**Direction**
In this exercise, return the whole listing exactly, excluding any images.

[START OF Data extract]

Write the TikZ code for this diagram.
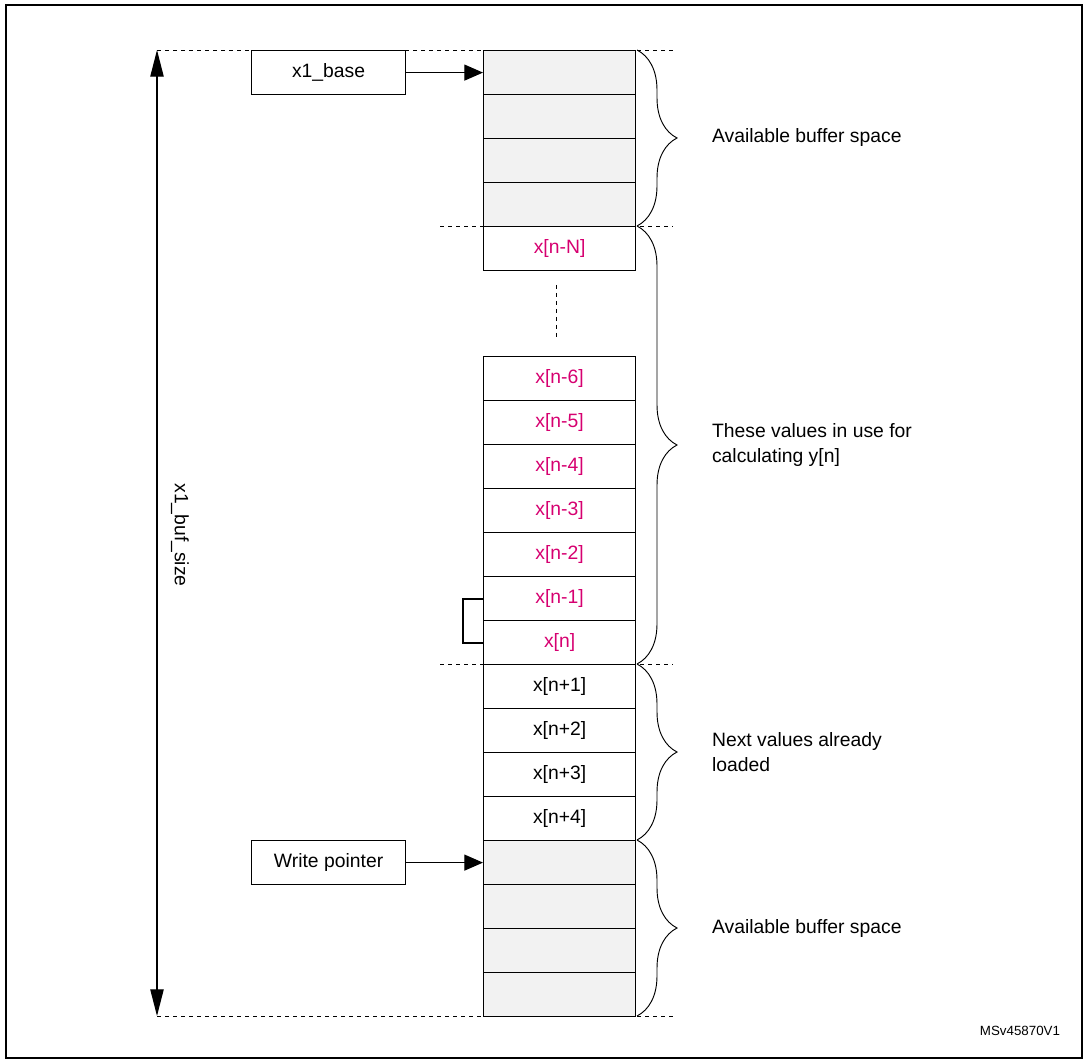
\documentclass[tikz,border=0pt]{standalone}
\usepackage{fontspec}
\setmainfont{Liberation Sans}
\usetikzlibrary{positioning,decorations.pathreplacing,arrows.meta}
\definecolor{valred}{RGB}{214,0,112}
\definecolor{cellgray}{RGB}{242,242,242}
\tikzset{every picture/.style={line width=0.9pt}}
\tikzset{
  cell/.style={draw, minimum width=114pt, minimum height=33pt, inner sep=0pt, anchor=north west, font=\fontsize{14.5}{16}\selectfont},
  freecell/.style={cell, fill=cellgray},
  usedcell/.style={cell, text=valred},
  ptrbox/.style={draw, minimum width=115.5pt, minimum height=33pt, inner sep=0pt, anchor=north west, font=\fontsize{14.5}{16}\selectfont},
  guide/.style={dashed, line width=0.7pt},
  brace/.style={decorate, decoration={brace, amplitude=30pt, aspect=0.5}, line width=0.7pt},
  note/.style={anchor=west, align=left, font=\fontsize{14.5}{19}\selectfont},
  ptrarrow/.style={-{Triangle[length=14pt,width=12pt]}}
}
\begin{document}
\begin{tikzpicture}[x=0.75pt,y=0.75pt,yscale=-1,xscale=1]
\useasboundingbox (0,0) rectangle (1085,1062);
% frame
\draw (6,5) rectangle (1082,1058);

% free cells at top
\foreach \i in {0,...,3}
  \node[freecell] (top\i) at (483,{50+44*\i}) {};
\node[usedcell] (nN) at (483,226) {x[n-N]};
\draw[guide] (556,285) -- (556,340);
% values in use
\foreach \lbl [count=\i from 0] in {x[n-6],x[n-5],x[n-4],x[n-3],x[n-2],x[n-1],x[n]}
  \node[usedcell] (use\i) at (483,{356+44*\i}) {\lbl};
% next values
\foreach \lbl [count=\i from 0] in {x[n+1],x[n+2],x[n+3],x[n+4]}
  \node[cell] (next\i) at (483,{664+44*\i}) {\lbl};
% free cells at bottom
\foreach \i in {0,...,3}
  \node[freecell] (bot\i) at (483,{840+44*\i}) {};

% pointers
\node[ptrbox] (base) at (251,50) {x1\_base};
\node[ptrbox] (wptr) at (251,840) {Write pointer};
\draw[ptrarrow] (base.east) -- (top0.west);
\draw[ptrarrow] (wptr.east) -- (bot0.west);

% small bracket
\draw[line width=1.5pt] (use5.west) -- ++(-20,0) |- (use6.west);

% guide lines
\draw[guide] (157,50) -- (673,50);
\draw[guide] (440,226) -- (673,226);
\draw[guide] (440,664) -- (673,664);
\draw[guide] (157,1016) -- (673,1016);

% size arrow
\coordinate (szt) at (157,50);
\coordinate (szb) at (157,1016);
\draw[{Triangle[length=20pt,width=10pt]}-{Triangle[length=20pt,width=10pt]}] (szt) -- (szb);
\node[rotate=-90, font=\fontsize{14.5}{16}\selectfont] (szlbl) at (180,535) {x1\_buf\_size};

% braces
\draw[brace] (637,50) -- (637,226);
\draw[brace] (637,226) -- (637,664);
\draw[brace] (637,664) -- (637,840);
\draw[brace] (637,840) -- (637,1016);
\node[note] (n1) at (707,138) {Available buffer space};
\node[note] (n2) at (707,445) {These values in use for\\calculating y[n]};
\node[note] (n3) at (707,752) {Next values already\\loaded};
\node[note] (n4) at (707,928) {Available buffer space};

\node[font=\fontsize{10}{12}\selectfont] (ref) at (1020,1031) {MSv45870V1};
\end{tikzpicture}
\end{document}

[END OF Data extract]

**Expected answer**
Write the TikZ code for this diagram.
\documentclass[tikz,border=0pt]{standalone}
\usepackage{fontspec}
\setmainfont{Liberation Sans}
\usetikzlibrary{positioning,decorations.pathreplacing,arrows.meta}
\definecolor{valred}{RGB}{214,0,112}
\definecolor{cellgray}{RGB}{242,242,242}
\tikzset{every picture/.style={line width=0.9pt}}
\tikzset{
  cell/.style={draw, minimum width=114pt, minimum height=33pt, inner sep=0pt, anchor=north west, font=\fontsize{14.5}{16}\selectfont},
  freecell/.style={cell, fill=cellgray},
  usedcell/.style={cell, text=valred},
  ptrbox/.style={draw, minimum width=115.5pt, minimum height=33pt, inner sep=0pt, anchor=north west, font=\fontsize{14.5}{16}\selectfont},
  guide/.style={dashed, line width=0.7pt},
  brace/.style={decorate, decoration={brace, amplitude=30pt, aspect=0.5}, line width=0.7pt},
  note/.style={anchor=west, align=left, font=\fontsize{14.5}{19}\selectfont},
  ptrarrow/.style={-{Triangle[length=14pt,width=12pt]}}
}
\begin{document}
\begin{tikzpicture}[x=0.75pt,y=0.75pt,yscale=-1,xscale=1]
\useasboundingbox (0,0) rectangle (1085,1062);
% frame
\draw (6,5) rectangle (1082,1058);

% free cells at top
\foreach \i in {0,...,3}
  \node[freecell] (top\i) at (483,{50+44*\i}) {};
\node[usedcell] (nN) at (483,226) {x[n-N]};
\draw[guide] (556,285) -- (556,340);
% values in use
\foreach \lbl [count=\i from 0] in {x[n-6],x[n-5],x[n-4],x[n-3],x[n-2],x[n-1],x[n]}
  \node[usedcell] (use\i) at (483,{356+44*\i}) {\lbl};
% next values
\foreach \lbl [count=\i from 0] in {x[n+1],x[n+2],x[n+3],x[n+4]}
  \node[cell] (next\i) at (483,{664+44*\i}) {\lbl};
% free cells at bottom
\foreach \i in {0,...,3}
  \node[freecell] (bot\i) at (483,{840+44*\i}) {};

% pointers
\node[ptrbox] (base) at (251,50) {x1\_base};
\node[ptrbox] (wptr) at (251,840) {Write pointer};
\draw[ptrarrow] (base.east) -- (top0.west);
\draw[ptrarrow] (wptr.east) -- (bot0.west);

% small bracket
\draw[line width=1.5pt] (use5.west) -- ++(-20,0) |- (use6.west);

% guide lines
\draw[guide] (157,50) -- (673,50);
\draw[guide] (440,226) -- (673,226);
\draw[guide] (440,664) -- (673,664);
\draw[guide] (157,1016) -- (673,1016);

% size arrow
\coordinate (szt) at (157,50);
\coordinate (szb) at (157,1016);
\draw[{Triangle[length=20pt,width=10pt]}-{Triangle[length=20pt,width=10pt]}] (szt) -- (szb);
\node[rotate=-90, font=\fontsize{14.5}{16}\selectfont] (szlbl) at (180,535) {x1\_buf\_size};

% braces
\draw[brace] (637,50) -- (637,226);
\draw[brace] (637,226) -- (637,664);
\draw[brace] (637,664) -- (637,840);
\draw[brace] (637,840) -- (637,1016);
\node[note] (n1) at (707,138) {Available buffer space};
\node[note] (n2) at (707,445) {These values in use for\\calculating y[n]};
\node[note] (n3) at (707,752) {Next values already\\loaded};
\node[note] (n4) at (707,928) {Available buffer space};

\node[font=\fontsize{10}{12}\selectfont] (ref) at (1020,1031) {MSv45870V1};
\end{tikzpicture}
\end{document}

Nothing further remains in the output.